◆ **What is required**:
Copy the data exactly; pictures stay out of the copy.

◆ **Source excerpt**:
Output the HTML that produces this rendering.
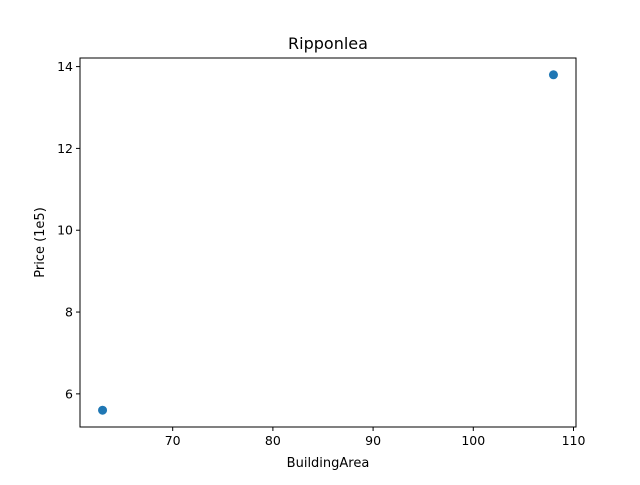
<!DOCTYPE html>
<html><head><meta charset="utf-8"><style>
body{margin:0;background:#fff;}
svg text{font-family:"DejaVu Sans","Liberation Sans",sans-serif;fill:#000;}
</style></head><body>
<svg id="chart" width="640" height="480" xmlns="http://www.w3.org/2000/svg">
<rect width="640" height="480" fill="#fff"/>
<text x="328" y="49" font-size="16" text-anchor="middle">Ripponlea</text>
<g id="ticks"></g>
<g id="points"></g>
<rect x="80" y="58" width="496" height="369" fill="none" stroke="#000" stroke-width="1"/>
<text x="328" y="467" font-size="13" text-anchor="middle">BuildingArea</text>
<text transform="translate(44,242.5) rotate(-90)" font-size="13" text-anchor="middle">Price (1e5)</text>
</svg>
<script>
const xValues = [63, 108];
const yValues = [5.6, 13.8];
const xTicks = [70, 80, 90, 100, 110];
const yTicks = [6, 8, 10, 12, 14];
const X0 = 80, X1 = 576, Y0 = 427, Y1 = 58;
const xmin = 60.75, xmax = 110.25, ymin = 5.19, ymax = 14.21;
function sx(v){return X0 + (v - xmin) / (xmax - xmin) * (X1 - X0);}
function sy(v){return Y0 - (v - ymin) / (ymax - ymin) * (Y0 - Y1);}
const NS = "http://www.w3.org/2000/svg";
const tg = document.getElementById('ticks');
xTicks.forEach(t => {
  const x = sx(t);
  const l = document.createElementNS(NS, 'line');
  l.setAttribute('x1', x); l.setAttribute('x2', x); l.setAttribute('y1', Y0); l.setAttribute('y2', Y0 + 4);
  l.setAttribute('stroke', '#000');
  
  
  tg.appendChild(l);
  const tx = document.createElementNS(NS, 'text');
  tx.setAttribute('x', x); tx.setAttribute('y', Y0 + 18); tx.setAttribute('font-size', '12.5'); tx.setAttribute('text-anchor', 'middle');
  tx.textContent = t;
  
  
  tg.appendChild(tx);
});
yTicks.forEach(t => {
  const y = sy(t);
  const l = document.createElementNS(NS, 'line');
  l.setAttribute('x1', X0 - 4); l.setAttribute('x2', X0); l.setAttribute('y1', y); l.setAttribute('y2', y);
  l.setAttribute('stroke', '#000');
  
  
  tg.appendChild(l);
  const tx = document.createElementNS(NS, 'text');
  tx.setAttribute('x', X0 - 7); tx.setAttribute('y', y + 4.5); tx.setAttribute('font-size', '12.5'); tx.setAttribute('text-anchor', 'end');
  tx.textContent = t;
  
  
  tg.appendChild(tx);
});
const pg = document.getElementById('points');
xValues.forEach((xv, i) => {
  const c = document.createElementNS(NS, 'circle');
  c.setAttribute('cx', sx(xv)); c.setAttribute('cy', sy(yValues[i])); c.setAttribute('r', 4.5);
  c.setAttribute('fill', '#1f77b4');
  
  
  pg.appendChild(c);
});
</script>
</body></html>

◆ **Written answer**:
Output the HTML that produces this rendering.
<!DOCTYPE html>
<html><head><meta charset="utf-8"><style>
body{margin:0;background:#fff;}
svg text{font-family:"DejaVu Sans","Liberation Sans",sans-serif;fill:#000;}
</style></head><body>
<svg id="chart" width="640" height="480" xmlns="http://www.w3.org/2000/svg">
<rect width="640" height="480" fill="#fff"/>
<text x="328" y="49" font-size="16" text-anchor="middle">Ripponlea</text>
<g id="ticks"></g>
<g id="points"></g>
<rect x="80" y="58" width="496" height="369" fill="none" stroke="#000" stroke-width="1"/>
<text x="328" y="467" font-size="13" text-anchor="middle">BuildingArea</text>
<text transform="translate(44,242.5) rotate(-90)" font-size="13" text-anchor="middle">Price (1e5)</text>
</svg>
<script>
const xValues = [63, 108];
const yValues = [5.6, 13.8];
const xTicks = [70, 80, 90, 100, 110];
const yTicks = [6, 8, 10, 12, 14];
const X0 = 80, X1 = 576, Y0 = 427, Y1 = 58;
const xmin = 60.75, xmax = 110.25, ymin = 5.19, ymax = 14.21;
function sx(v){return X0 + (v - xmin) / (xmax - xmin) * (X1 - X0);}
function sy(v){return Y0 - (v - ymin) / (ymax - ymin) * (Y0 - Y1);}
const NS = "http://www.w3.org/2000/svg";
const tg = document.getElementById('ticks');
xTicks.forEach(t => {
  const x = sx(t);
  const l = document.createElementNS(NS, 'line');
  l.setAttribute('x1', x); l.setAttribute('x2', x); l.setAttribute('y1', Y0); l.setAttribute('y2', Y0 + 4);
  l.setAttribute('stroke', '#000');
  
  
  tg.appendChild(l);
  const tx = document.createElementNS(NS, 'text');
  tx.setAttribute('x', x); tx.setAttribute('y', Y0 + 18); tx.setAttribute('font-size', '12.5'); tx.setAttribute('text-anchor', 'middle');
  tx.textContent = t;
  
  
  tg.appendChild(tx);
});
yTicks.forEach(t => {
  const y = sy(t);
  const l = document.createElementNS(NS, 'line');
  l.setAttribute('x1', X0 - 4); l.setAttribute('x2', X0); l.setAttribute('y1', y); l.setAttribute('y2', y);
  l.setAttribute('stroke', '#000');
  
  
  tg.appendChild(l);
  const tx = document.createElementNS(NS, 'text');
  tx.setAttribute('x', X0 - 7); tx.setAttribute('y', y + 4.5); tx.setAttribute('font-size', '12.5'); tx.setAttribute('text-anchor', 'end');
  tx.textContent = t;
  
  
  tg.appendChild(tx);
});
const pg = document.getElementById('points');
xValues.forEach((xv, i) => {
  const c = document.createElementNS(NS, 'circle');
  c.setAttribute('cx', sx(xv)); c.setAttribute('cy', sy(yValues[i])); c.setAttribute('r', 4.5);
  c.setAttribute('fill', '#1f77b4');
  
  
  pg.appendChild(c);
});
</script>
</body></html>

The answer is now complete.